In terms of retirement, the money you paid towards Social Security taxes will be returned to you in monthly benefits when you retire as well as your family once you pass away.
To qualify for retirement benefits, you’ll need to accumulate 40 credits or 10 years of work. Then you can choose to claim them once you’ve reached age 62. How much you receive will depend on how much income you earned during your working years, or eligible lifetime average earnings. It also depends on when you start claiming benefits.
Drilling it down further, Social Security benefits are based on average earnings over your lifetime and are adjusted to account for average wages. The SSA will use that to calculate the 35 years where you earned the most then apply a formula to derive your “primary insurance amount,” or basic benefit.
The SSA mails annual benefit statements, which should include an estimate of how much you’ll receive once you reach full retirement age. You can also visit the SSA website and use its benefits calculator to determine your estimate.
Should You Wait To Claim Your Benefits?
The sooner you claim Social Security benefits, the less you’ll receive in monthly payments. For example, if you claim your benefits at 62, you’ll only receive 70 percent of your PIA. It’ll gradually increase — 86.7 % by the time you reach 65 if you were born in 1960 or later — until you reach full retirement age, where you’ll receive 100% of benefits.
On the other hand, claiming your benefits early might be a good idea if you really need the income. Perhaps you’re forced to retire or your health limits what you can do. In this case, you can opt to receive benefits any time after age 62 and supplement your income with work. Just make sure you don't go over the annual earnings limit or your benefits will be reduced.
What Are Delayed Retirement Credits?
Delayed retirement credits are financial rewards the SSA offers you for waiting to claim your retirement benefits. You’ll start earning credits once you hit your FRA — your benefits will increase by two-thirds of a percent or 8% each year. Once you reach age 70, there will be no more increases. In other words, you’ll receive a total of a 24% increase in monthly benefits.

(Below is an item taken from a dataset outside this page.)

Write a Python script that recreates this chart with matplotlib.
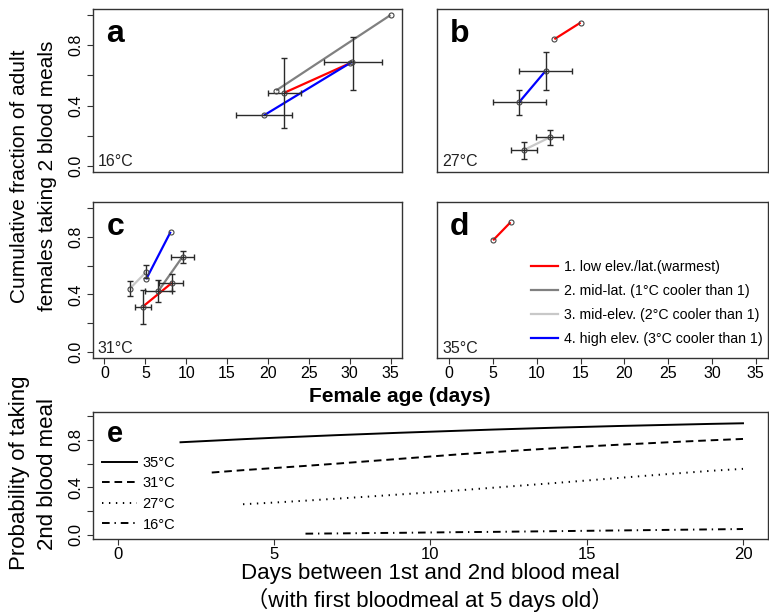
import numpy as np
import matplotlib
matplotlib.use("Agg")
import matplotlib.pyplot as plt
from matplotlib.lines import Line2D

plt.rcParams['font.family'] = ['Liberation Sans', 'DejaVu Sans']
plt.rcParams['lines.scale_dashes'] = False

# ---------------- data ----------------
group_labels = ["1. low elev./lat.(warmest)", "2. mid-lat. (1°C cooler than 1)",
                "3. mid-elev. (2°C cooler than 1)", "4. high elev. (3°C cooler than 1)"]
group_colors = ["#ff0000", "#808080", "#c8c8c8", "#0000ff"]

# panel a (16°C)
a_red_x = [22.0, 30.0];  a_red_y = [0.485, 0.68]
a_gray_x = [21.0, 35.0]; a_gray_y = [0.50, 1.00]
a_blue_x = [19.5, 30.3]; a_blue_y = [0.335, 0.69]
a_err_x = [22.0, 30.4, 19.5]
a_err_y = [0.485, 0.687, 0.335]
a_err_xlo = [20.0, 26.9, 16.1]
a_err_xhi = [24.0, 33.9, 23.0]
a_err_ylo = [0.254, 0.505, np.nan]
a_err_yhi = [0.717, 0.855, np.nan]

# panel b (27°C)
b_red_x = [12.0, 15.0];  b_red_y = [0.84, 0.95]
b_blue_x = [8.0, 11.0];  b_blue_y = [0.424, 0.63]
b_lgray_x = [8.5, 11.5]; b_lgray_y = [0.105, 0.19]
b_err_x = [8.0, 11.0, 8.5, 11.5]
b_err_y = [0.424, 0.63, 0.105, 0.19]
b_err_xlo = [5.0, 8.0, 7.0, 9.9]
b_err_xhi = [11.0, 14.0, 10.0, 13.0]
b_err_ylo = [0.336, 0.503, 0.044, 0.14]
b_err_yhi = [0.505, 0.752, 0.162, 0.236]

# panel c (31°C)
c_red_x = [4.7, 8.25];   c_red_y = [0.316, 0.48]
c_gray_x = [6.6, 9.55];  c_gray_y = [0.424, 0.661]
c_lgray_x = [3.1, 5.1];  c_lgray_y = [0.44, 0.555]
c_blue_x = [5.1, 8.1];   c_blue_y = [0.505, 0.834]
c_err_x = [3.1, 5.1, 6.6, 9.55, 4.7, 8.25]
c_err_y = [0.44, 0.555, 0.424, 0.661, 0.316, 0.48]
c_err_xlo = [np.nan, np.nan, 5.0, 8.13, 3.78, 6.63]
c_err_xhi = [np.nan, np.nan, 8.25, 11.0, 5.69, 9.6]
c_err_ylo = [0.387, 0.516, 0.348, 0.62, 0.193, 0.424]
c_err_yhi = [0.493, 0.603, 0.502, 0.70, 0.43, 0.544]

# panel d (35°C)
d_red_x = [5.0, 7.0]; d_red_y = [0.775, 0.90]

# panel e
e_days_35 = list(range(2, 21))
e_prob_35 = [0.780, 0.793, 0.806, 0.818, 0.829, 0.840, 0.850, 0.860, 0.869, 0.878,
             0.887, 0.895, 0.903, 0.910, 0.917, 0.923, 0.929, 0.935, 0.940]
e_days_31 = list(range(3, 21))
e_prob_31 = [0.525, 0.545, 0.563, 0.581, 0.600, 0.620, 0.640, 0.660, 0.680, 0.697,
             0.714, 0.730, 0.745, 0.759, 0.772, 0.785, 0.797, 0.808]
e_days_27 = list(range(4, 21))
e_prob_27 = [0.258, 0.272, 0.288, 0.305, 0.322, 0.340, 0.358, 0.377, 0.397, 0.417,
             0.437, 0.458, 0.479, 0.500, 0.520, 0.540, 0.556]
e_days_16 = list(range(6, 21))
e_prob_16 = [0.010, 0.012, 0.015, 0.017, 0.020, 0.023, 0.025, 0.028, 0.031, 0.034,
             0.037, 0.040, 0.043, 0.046, 0.049]
e_labels = ["35°C", "31°C", "27°C", "16°C"]

x_ticks_age = [0, 5, 10, 15, 20, 25, 30, 35]
y_ticks = [0.0, 0.2, 0.4, 0.6, 0.8, 1.0]
y_ticklabels = ["0.0", "", "0.4", "", "0.8", ""]
e_x_ticks = [0, 5, 10, 15, 20]

# ---------------- figure ----------------
W, H = 769, 614
fig = plt.figure(figsize=(W / 100, H / 100), dpi=100)

def axes_px(l, t, r, b):
    return fig.add_axes([l / W, 1 - b / H, (r - l) / W, (b - t) / H])

ax_a = axes_px(93, 9, 402, 172)
ax_b = axes_px(437, 9, 768, 172)
ax_c = axes_px(93, 202, 402, 358)
ax_d = axes_px(437, 202, 768, 358)
ax_e = axes_px(93, 412, 768, 539)

frame_col = "#333333"
err_col = "#2a2a2a"

def style(ax, xt=False, yt=False, xlim=(-1.4, 36.4), ylim=(-0.04, 1.04)):
    ax.set_xlim(*xlim); ax.set_ylim(*ylim)
    for s in ax.spines.values():
        s.set_color(frame_col); s.set_linewidth(1.0)
    if yt:
        ax.set_yticks(y_ticks)
        ax.set_yticklabels(y_ticklabels, rotation=90, va='center')
        ax.tick_params(axis='y', length=4, width=0.8, color=frame_col, labelsize=11.5, pad=3)
    else:
        ax.set_yticks([])
    if xt:
        ax.set_xticks(x_ticks_age)
        ax.tick_params(axis='x', length=4, width=0.8, color=frame_col, labelsize=11.5, pad=1.5)
    else:
        ax.set_xticks([])

def seg(ax, x, y, c):
    ax.plot(x, y, color=c, lw=1.6, zorder=2, solid_capstyle='butt')

def pts(ax, x, y):
    ax.plot(x, y, 'o', ms=3.6, mfc='none', mec='#444444', mew=0.8, zorder=4)

def errs(ax, ex, ey, xlo, xhi, ylo, yhi):
    for x, y, a, b, c, d in zip(ex, ey, xlo, xhi, ylo, yhi):
        kw = dict(fmt='none', ecolor=err_col, elinewidth=1.0, capsize=2.2, capthick=1.0, zorder=3)
        if not np.isnan(a):
            ax.errorbar([x], [y], xerr=[[x - a], [b - x]], **kw)
        if not np.isnan(c):
            ax.errorbar([x], [y], yerr=[[y - c], [d - y]], **kw)

def panel_text(ax, letter, temp, lx=0.044, ly=0.80):
    ax.text(lx, ly, letter, transform=ax.transAxes, fontsize=23, fontweight='bold',
            ha='left', va='baseline')
    ax.text(0.016, 0.035, temp, transform=ax.transAxes, fontsize=11.5, ha='left',
            va='baseline', color='#222222')

# panel a
style(ax_a, xt=False, yt=True)
seg(ax_a, a_gray_x, a_gray_y, group_colors[1])
seg(ax_a, a_red_x, a_red_y, group_colors[0])
seg(ax_a, a_blue_x, a_blue_y, group_colors[3])
errs(ax_a, a_err_x, a_err_y, a_err_xlo, a_err_xhi, a_err_ylo, a_err_yhi)
for x, y in [(a_gray_x, a_gray_y), (a_red_x, a_red_y), (a_blue_x, a_blue_y)]:
    pts(ax_a, x, y)
panel_text(ax_a, "a", "16°C")

# panel b
style(ax_b, xt=False, yt=False)
seg(ax_b, b_red_x, b_red_y, group_colors[0])
seg(ax_b, b_blue_x, b_blue_y, group_colors[3])
seg(ax_b, b_lgray_x, b_lgray_y, group_colors[2])
errs(ax_b, b_err_x, b_err_y, b_err_xlo, b_err_xhi, b_err_ylo, b_err_yhi)
for x, y in [(b_red_x, b_red_y), (b_blue_x, b_blue_y), (b_lgray_x, b_lgray_y)]:
    pts(ax_b, x, y)
panel_text(ax_b, "b", "27°C", lx=0.039)

# panel c
style(ax_c, xt=True, yt=True)
seg(ax_c, c_lgray_x, c_lgray_y, group_colors[2])
seg(ax_c, c_gray_x, c_gray_y, group_colors[1])
seg(ax_c, c_red_x, c_red_y, group_colors[0])
seg(ax_c, c_blue_x, c_blue_y, group_colors[3])
errs(ax_c, c_err_x, c_err_y, c_err_xlo, c_err_xhi, c_err_ylo, c_err_yhi)
for x, y in [(c_lgray_x, c_lgray_y), (c_gray_x, c_gray_y), (c_red_x, c_red_y), (c_blue_x, c_blue_y)]:
    pts(ax_c, x, y)
panel_text(ax_c, "c", "31°C", ly=0.79)

# panel d
style(ax_d, xt=True, yt=False)
seg(ax_d, d_red_x, d_red_y, group_colors[0])
pts(ax_d, d_red_x, d_red_y)
panel_text(ax_d, "d", "35°C", lx=0.039, ly=0.79)
handles = [Line2D([], [], color=c, lw=1.6) for c in group_colors]
ax_d.legend(handles, group_labels, loc='upper left', bbox_to_anchor=(0.285, 0.63),
            frameon=False, fontsize=10.2, handlelength=1.9, handletextpad=0.4,
            labelspacing=0.72, borderpad=0, borderaxespad=0)

# panel e
ax_e.set_xlim(-0.8, 20.8); ax_e.set_ylim(-0.035, 1.035)
for s in ax_e.spines.values():
    s.set_color(frame_col); s.set_linewidth(1.0)
ax_e.set_xticks(e_x_ticks)
ax_e.set_yticks(y_ticks)
ax_e.set_yticklabels(y_ticklabels, rotation=90, va='center')
ax_e.tick_params(axis='y', length=4, width=0.8, color=frame_col, labelsize=12, pad=3)
ax_e.tick_params(axis='x', length=4, width=0.8, color=frame_col, labelsize=12, pad=1.5)
ls_35 = '-'
ls_31 = (0, (5.5, 3.5))
ls_27 = (0, (1.0, 4.0))
ls_16 = (0, (5.5, 3.5, 1.0, 3.5))
ax_e.plot(e_days_35, e_prob_35, color='black', lw=1.4, ls=ls_35)
ax_e.plot(e_days_31, e_prob_31, color='black', lw=1.4, ls=ls_31)
ax_e.plot(e_days_27, e_prob_27, color='black', lw=1.4, ls=ls_27)
ax_e.plot(e_days_16, e_prob_16, color='black', lw=1.4, ls=ls_16)
ax_e.text(0.02, 0.765, "e", transform=ax_e.transAxes, fontsize=21, fontweight='bold',
          ha='left', va='baseline')
e_handles = [Line2D([], [], color='black', lw=1.4, ls=s) for s in [ls_35, ls_31, ls_27, ls_16]]
ax_e.legend(e_handles, e_labels, loc='upper left', bbox_to_anchor=(0.014, 0.655),
            frameon=False, fontsize=10.5, handlelength=2.4, handletextpad=0.35,
            labelspacing=0.45, borderpad=0, borderaxespad=0)

# axis titles
fig.text(20 / W, 1 - 176 / H, "Cumulative fraction of adult", rotation=90, ha='center',
         va='center', fontsize=15)
fig.text(48 / W, 1 - 176 / H, "females taking 2 blood meals", rotation=90, ha='center',
         va='center', fontsize=15)
fig.text(400 / W, 1 - 397 / H, "Female age (days)", ha='center', va='center',
         fontsize=15, fontweight='bold')
fig.text(20 / W, 1 - 473 / H, "Probability of taking", rotation=90, ha='center',
         va='center', fontsize=16)
fig.text(48 / W, 1 - 474 / H, "2nd blood meal", rotation=90, ha='center',
         va='center', fontsize=16)
fig.text(430 / W, 1 - 573 / H, "Days between 1st and 2nd blood meal", ha='center',
         va='center', fontsize=16)
fig.text(430 / W, 1 - 600 / H, "（with first bloodmeal at 5 days old）", ha='center',
         va='center', fontsize=16, family=['Liberation Sans', 'Noto Sans CJK SC'])

fig.savefig("out.png", dpi=100)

For those who have enough to retire on without claiming Social Security benefits, the extra bonus can be worth it. Holding off for an increase may not be a sound financial move for would-be retirees who struggle with their budget as-is or don’t have enough saved.
If you’ve already started receiving benefits and want to take advantage of delayed retirement credits, you can opt to temporarily go without them. During this time, you’ll be able to collect credits as if you haven’t been receiving benefits.
If you’re already drawing retirement benefits but want to up your future payments (and can afford to temporarily go without your current ones), you can direct Social Security to suspend your benefits. During the suspension period, you’ll collect the credits just as if you’d never filed. This option is available between FRA and age 70.
Gaining a full understanding of your Social Security retirement age is important so you’ll be able to get a clearer picture of your financial life. That way, you can compare what you could be getting during your golden years to your expenses during retirement. Having these numbers in front of you can give you insights into developing a more strategic approach for your retirement finances.